Monday, November 2, 2009
I wish I had a front porch to put a jack-o-lantern on. Setting them out by our front door in the warm Vegas sun doesn’t have the same effect as the pumpkins from my childhood. Then, I remember creeping out onto the chilly porch with my mom to light the candle at dusk, the sweet smell of burnt pumpkin still hanging in the air from the previous night’s burning.
And costumes were better back then. They did have those cheap plastic costumes at the stores in town, but I snubbed my nose at them, preferring the challenge of creating my own costume from the closets in our house and at my Grandma’s. Most kids made their own costumes, probably because of financial reasons, but this made us care more about what we wore, because we spent the weeks before Halloween planning and scheming and coming up with the perfect costume. The immediate gratification of buying something at a store would have robbed us of half the fun.

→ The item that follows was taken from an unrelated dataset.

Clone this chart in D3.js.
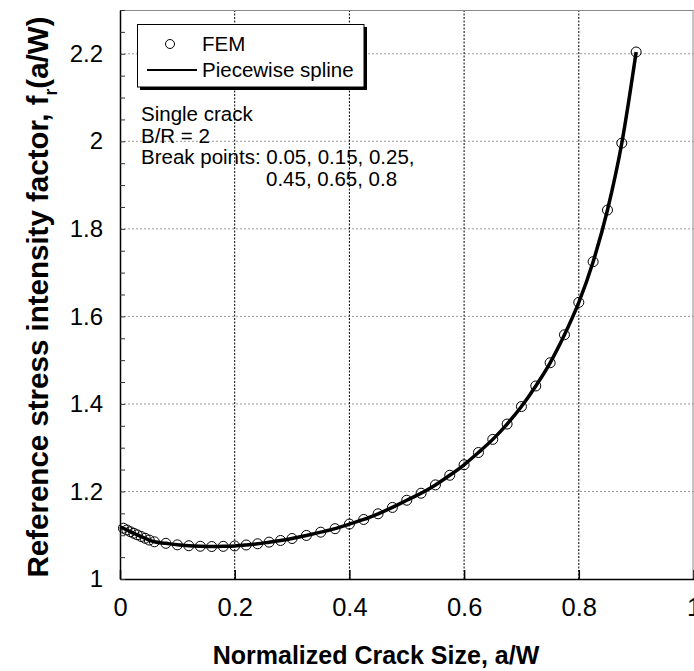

I grew up in a house on a country road outside of town, so there were no nearby neighbors to walk to for trick-or-treating. Instead, we got into the car and drove to all our family members’ houses, stretching the night’s fun longer into the evening. In contrast, a few years ago I went trick-or-treating with a friend and her family, and I have to say the difference between Vegas trick-or-treating and my rural childhood’s made me a little disappointed. I had expected a leisurely stroll from house to house, but because Vegas houses are crammed so close together, the kids ran like banshees from door to door, sometimes hitting three houses within a minute.

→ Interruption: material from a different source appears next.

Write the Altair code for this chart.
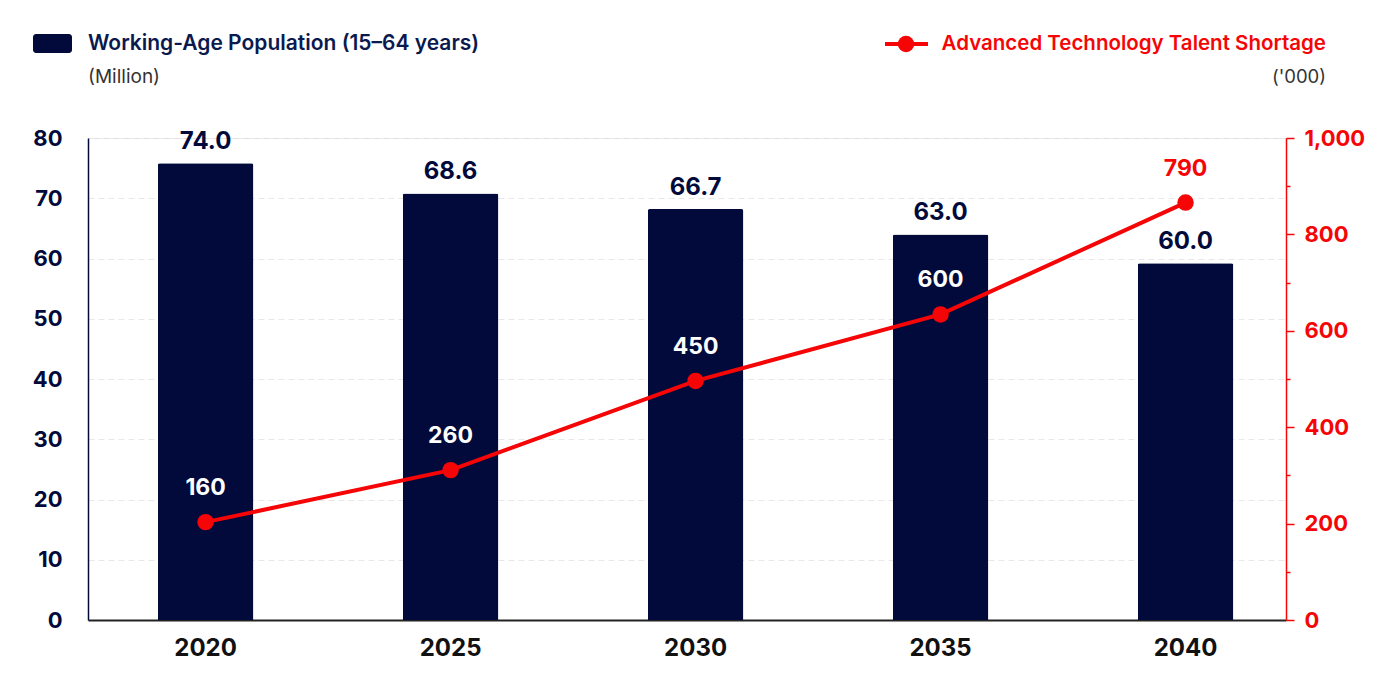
import altair as alt
import pandas as pd

# ---- data ----
years = ["2020", "2025", "2030", "2035", "2040"]
population = [75.8, 70.8, 68.2, 64.0, 59.2]          # bar heights as drawn (million)
population_labels = ["74.0", "68.6", "66.7", "63.0", "60.0"]
shortage = [203, 311, 496, 634, 866]                  # line points as drawn ('000)
shortage_labels = ["160", "260", "450", "600", "790"]

NAVY = "#020a3c"
RED = "#f50505"
FONT = "Inter"

df = pd.DataFrame({
    "year": years,
    "pop": population,
    "pop_label": population_labels,
    "short": shortage,
    "short_label": shortage_labels,
})

xenc = alt.X(
    "year:O",
    sort=years,
    scale=alt.Scale(paddingInner=0.61, paddingOuter=0.25, align=0.57),
    axis=alt.Axis(
        title=None, labelAngle=0, labelFont=FONT, labelFontSize=24, labelFontWeight="bold",
        labelColor="#111111", labelPadding=16, ticks=False,
        domainColor="#222222", domainWidth=2,
    ),
)

y_left = alt.Y(
    "pop:Q",
    scale=alt.Scale(domain=[0, 80], nice=False),
    axis=alt.Axis(
        title=None, values=list(range(0, 81, 10)), grid=True, gridDash=[6, 4],
        gridColor="#e8e8e8", gridWidth=1, labelFont=FONT, labelFontSize=22,
        labelFontWeight="bold", labelColor=NAVY, labelPadding=26, ticks=False,
        domainColor=NAVY, domainWidth=1.5,
    ),
)

y_right = alt.Y(
    "short:Q",
    scale=alt.Scale(domain=[0, 1000], nice=False),
    axis=alt.Axis(
        title=None, orient="right", values=list(range(0, 1001, 100)), grid=False,
        labelExpr="datum.value % 200 === 0 ? format(datum.value, ',') : ''",
        labelOverlap=False, labelFont=FONT, labelFontSize=22, labelFontWeight="bold",
        labelColor=RED, labelPadding=10, tickColor=RED, tickWidth=1.5,
        tickSize={"condition": {"test": "datum.value % 200 === 0", "value": 8}, "value": 4},
        domainColor=RED, domainWidth=1.5,
    ),
)

base = alt.Chart(df).encode(x=xenc)

bars = base.mark_bar(color=NAVY, width={"band": 1}, cornerRadiusTopLeft=2,
                     cornerRadiusTopRight=2).encode(y=y_left)
bar_text = base.mark_text(baseline="bottom", dy=-9, font=FONT, fontSize=24,
                          fontWeight="bold", color=NAVY).encode(y=y_left, text="pop_label:N")
left = alt.layer(bars, bar_text)

line = base.mark_line(color=RED, strokeWidth=4).encode(y=y_right)
pts = base.mark_point(filled=True, size=270, color=RED, opacity=1).encode(y=y_right)
line_text = base.mark_text(dy=-34, font=FONT, fontSize=23, fontWeight="bold").encode(
    y=y_right,
    text="short_label:N",
    color=alt.condition("datum.year === '2040'", alt.value(RED), alt.value("white")),
)
right = alt.layer(line, pts, line_text)

# ---- header / legend ----
hdr = pd.DataFrame({"k": [0]})
h = alt.Chart(hdr)
leg_rect = h.mark_rect(color=NAVY, cornerRadius=3).encode(
    x=alt.value(-55), x2=alt.value(-16), y=alt.value(-104), y2=alt.value(-85))
leg_title1 = h.mark_text(align="left", baseline="middle", font=FONT, fontSize=21,
                         fontWeight=600, color="#0a1a4e").encode(
    x=alt.value(0), y=alt.value(-94), text=alt.value("Working-Age Population (15–64 years)"))
unit1 = h.mark_text(align="left", baseline="middle", font=FONT, fontSize=19,
                    color="#333333").encode(
    x=alt.value(0), y=alt.value(-61), text=alt.value("(Million)"))
leg_line = h.mark_rule(color=RED, strokeWidth=4).encode(
    x=alt.value(797), x2=alt.value(840), y=alt.value(-94))
leg_pt = h.mark_point(filled=True, size=270, color=RED, opacity=1).encode(
    x=alt.value(818), y=alt.value(-94))
leg_title2 = h.mark_text(align="right", baseline="middle", font=FONT, fontSize=20.5,
                         fontWeight=600, color=RED).encode(
    x=alt.value(1238), y=alt.value(-94), text=alt.value("Advanced Technology Talent Shortage"))
unit2 = h.mark_text(align="right", baseline="middle", font=FONT, fontSize=18.5,
                    color="#333333").encode(
    x=alt.value(1238), y=alt.value(-61), text=alt.value("('000)"))

chart = alt.layer(
    left, right, leg_rect, leg_title1, unit1, leg_line, leg_pt, leg_title2, unit2
).resolve_scale(y="independent").properties(
    width=1198, height=482,
    autosize=alt.AutoSizeParams(type="none"),
    padding={"left": 80, "top": 130, "right": 85, "bottom": 62},
).configure_view(stroke=None).configure(background="white")

chart.save("out.html", embed_options={"renderer": "svg", "actions": False})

As a kid, half the fun of Halloween was giving out candy to trick-or-treaters who came to our house. But since we lived in the country, hardly any ever came. In fact, I remember one year when I was about 10, and Mom bought special little individual treat bags that I painstakingly filled perfectly with equal amounts of several kinds of candy and then tied with a black and orange bow. I excitedly waited for the kids to come, but no one did. The pitfalls of living in the country. But all I needed was one trick-or-treater to be happy, and usually I got that.

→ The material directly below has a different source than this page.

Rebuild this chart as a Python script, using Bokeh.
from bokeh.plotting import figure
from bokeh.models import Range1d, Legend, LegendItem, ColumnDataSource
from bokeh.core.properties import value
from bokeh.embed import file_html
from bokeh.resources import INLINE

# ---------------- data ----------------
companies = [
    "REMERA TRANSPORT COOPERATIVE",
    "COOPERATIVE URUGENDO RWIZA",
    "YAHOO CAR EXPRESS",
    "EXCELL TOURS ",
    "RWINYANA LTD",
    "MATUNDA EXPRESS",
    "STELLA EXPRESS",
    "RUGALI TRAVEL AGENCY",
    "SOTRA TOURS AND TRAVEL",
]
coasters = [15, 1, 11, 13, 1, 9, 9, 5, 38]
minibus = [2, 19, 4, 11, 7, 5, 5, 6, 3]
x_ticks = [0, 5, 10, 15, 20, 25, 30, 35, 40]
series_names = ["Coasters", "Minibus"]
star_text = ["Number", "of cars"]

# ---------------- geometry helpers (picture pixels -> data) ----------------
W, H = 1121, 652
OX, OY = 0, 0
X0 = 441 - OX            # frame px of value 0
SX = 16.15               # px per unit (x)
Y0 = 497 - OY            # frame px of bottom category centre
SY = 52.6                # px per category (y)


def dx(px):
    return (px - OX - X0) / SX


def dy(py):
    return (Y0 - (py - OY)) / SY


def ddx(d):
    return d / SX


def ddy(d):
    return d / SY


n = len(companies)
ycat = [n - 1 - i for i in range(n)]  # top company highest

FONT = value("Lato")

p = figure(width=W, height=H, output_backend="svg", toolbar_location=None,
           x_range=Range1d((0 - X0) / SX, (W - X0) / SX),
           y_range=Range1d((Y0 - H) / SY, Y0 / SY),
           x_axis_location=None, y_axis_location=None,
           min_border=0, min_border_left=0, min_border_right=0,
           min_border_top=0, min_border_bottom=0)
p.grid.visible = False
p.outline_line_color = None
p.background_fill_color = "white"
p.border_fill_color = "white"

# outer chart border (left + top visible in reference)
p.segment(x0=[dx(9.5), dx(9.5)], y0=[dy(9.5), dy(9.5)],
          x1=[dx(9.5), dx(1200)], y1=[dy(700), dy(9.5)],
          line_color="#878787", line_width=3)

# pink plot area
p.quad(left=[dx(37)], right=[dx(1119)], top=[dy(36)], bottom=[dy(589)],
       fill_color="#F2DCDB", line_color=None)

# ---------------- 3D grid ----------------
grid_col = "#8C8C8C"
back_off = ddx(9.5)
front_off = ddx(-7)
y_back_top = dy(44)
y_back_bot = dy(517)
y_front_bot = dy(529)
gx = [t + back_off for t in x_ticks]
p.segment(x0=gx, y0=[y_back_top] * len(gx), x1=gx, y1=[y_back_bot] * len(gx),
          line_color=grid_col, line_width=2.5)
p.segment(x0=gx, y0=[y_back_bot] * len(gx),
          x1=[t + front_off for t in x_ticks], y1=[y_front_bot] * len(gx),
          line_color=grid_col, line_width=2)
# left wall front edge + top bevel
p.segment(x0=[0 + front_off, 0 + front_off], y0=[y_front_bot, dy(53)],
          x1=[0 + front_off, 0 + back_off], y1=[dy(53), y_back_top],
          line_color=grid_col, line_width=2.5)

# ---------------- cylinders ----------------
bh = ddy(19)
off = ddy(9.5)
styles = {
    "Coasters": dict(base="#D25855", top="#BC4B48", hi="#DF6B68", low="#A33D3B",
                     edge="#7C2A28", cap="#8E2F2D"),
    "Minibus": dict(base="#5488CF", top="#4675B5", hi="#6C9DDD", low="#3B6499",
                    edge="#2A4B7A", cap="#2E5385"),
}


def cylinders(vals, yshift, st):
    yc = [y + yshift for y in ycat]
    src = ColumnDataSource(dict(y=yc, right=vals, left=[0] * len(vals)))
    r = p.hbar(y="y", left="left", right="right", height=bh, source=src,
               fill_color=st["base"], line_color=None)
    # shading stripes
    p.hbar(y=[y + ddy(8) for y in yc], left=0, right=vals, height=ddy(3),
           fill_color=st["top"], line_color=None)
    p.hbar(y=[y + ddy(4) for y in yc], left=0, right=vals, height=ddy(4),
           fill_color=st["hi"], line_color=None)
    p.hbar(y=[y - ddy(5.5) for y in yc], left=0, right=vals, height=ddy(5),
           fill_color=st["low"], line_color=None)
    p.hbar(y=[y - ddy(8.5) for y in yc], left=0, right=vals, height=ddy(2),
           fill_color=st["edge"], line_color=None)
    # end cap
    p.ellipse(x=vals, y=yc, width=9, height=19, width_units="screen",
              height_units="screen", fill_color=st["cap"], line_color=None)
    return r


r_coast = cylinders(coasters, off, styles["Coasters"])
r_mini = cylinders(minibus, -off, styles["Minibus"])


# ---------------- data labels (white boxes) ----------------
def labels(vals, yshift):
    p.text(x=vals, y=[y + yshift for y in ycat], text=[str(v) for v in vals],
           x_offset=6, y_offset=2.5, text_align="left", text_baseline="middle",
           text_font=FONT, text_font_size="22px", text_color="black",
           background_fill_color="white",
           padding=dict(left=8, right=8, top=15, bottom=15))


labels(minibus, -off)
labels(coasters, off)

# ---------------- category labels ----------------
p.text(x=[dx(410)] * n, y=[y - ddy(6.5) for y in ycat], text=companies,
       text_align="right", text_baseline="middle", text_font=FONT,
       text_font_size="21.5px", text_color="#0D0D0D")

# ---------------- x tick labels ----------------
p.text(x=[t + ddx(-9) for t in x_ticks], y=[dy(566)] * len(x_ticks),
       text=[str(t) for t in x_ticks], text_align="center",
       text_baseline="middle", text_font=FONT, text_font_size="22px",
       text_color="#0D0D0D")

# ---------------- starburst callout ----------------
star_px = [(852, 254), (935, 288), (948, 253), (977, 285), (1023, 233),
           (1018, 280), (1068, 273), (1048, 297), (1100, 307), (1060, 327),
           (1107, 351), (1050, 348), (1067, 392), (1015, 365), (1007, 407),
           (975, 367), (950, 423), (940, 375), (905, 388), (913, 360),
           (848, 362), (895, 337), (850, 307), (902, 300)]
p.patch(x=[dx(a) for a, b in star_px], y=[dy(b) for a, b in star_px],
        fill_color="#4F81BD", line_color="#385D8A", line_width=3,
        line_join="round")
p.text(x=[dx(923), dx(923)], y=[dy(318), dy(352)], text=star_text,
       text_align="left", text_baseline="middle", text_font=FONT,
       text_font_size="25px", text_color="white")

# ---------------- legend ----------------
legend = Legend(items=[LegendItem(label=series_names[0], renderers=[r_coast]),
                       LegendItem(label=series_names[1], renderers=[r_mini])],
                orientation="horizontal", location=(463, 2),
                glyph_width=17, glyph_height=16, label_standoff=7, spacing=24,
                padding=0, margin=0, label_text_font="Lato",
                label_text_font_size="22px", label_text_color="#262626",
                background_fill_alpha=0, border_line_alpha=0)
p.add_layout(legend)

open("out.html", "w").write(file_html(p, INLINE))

One unusual year Mom and I had several trick-or-treaters, and we had to quickly drive into town to buy candy. While we were gone, someone soaped our windows in clever pictures of smiling jack-o-lanterns and the words “Happy Halloween!” Mom and I laughed about it afterward, happy to be living in a town with such wholesome pranksters.
Enough reminiscing about my childhood and how much better things were back then. After all, back then I didn’t have a patient dog named George who allows me to dress him as Superman. Things are good.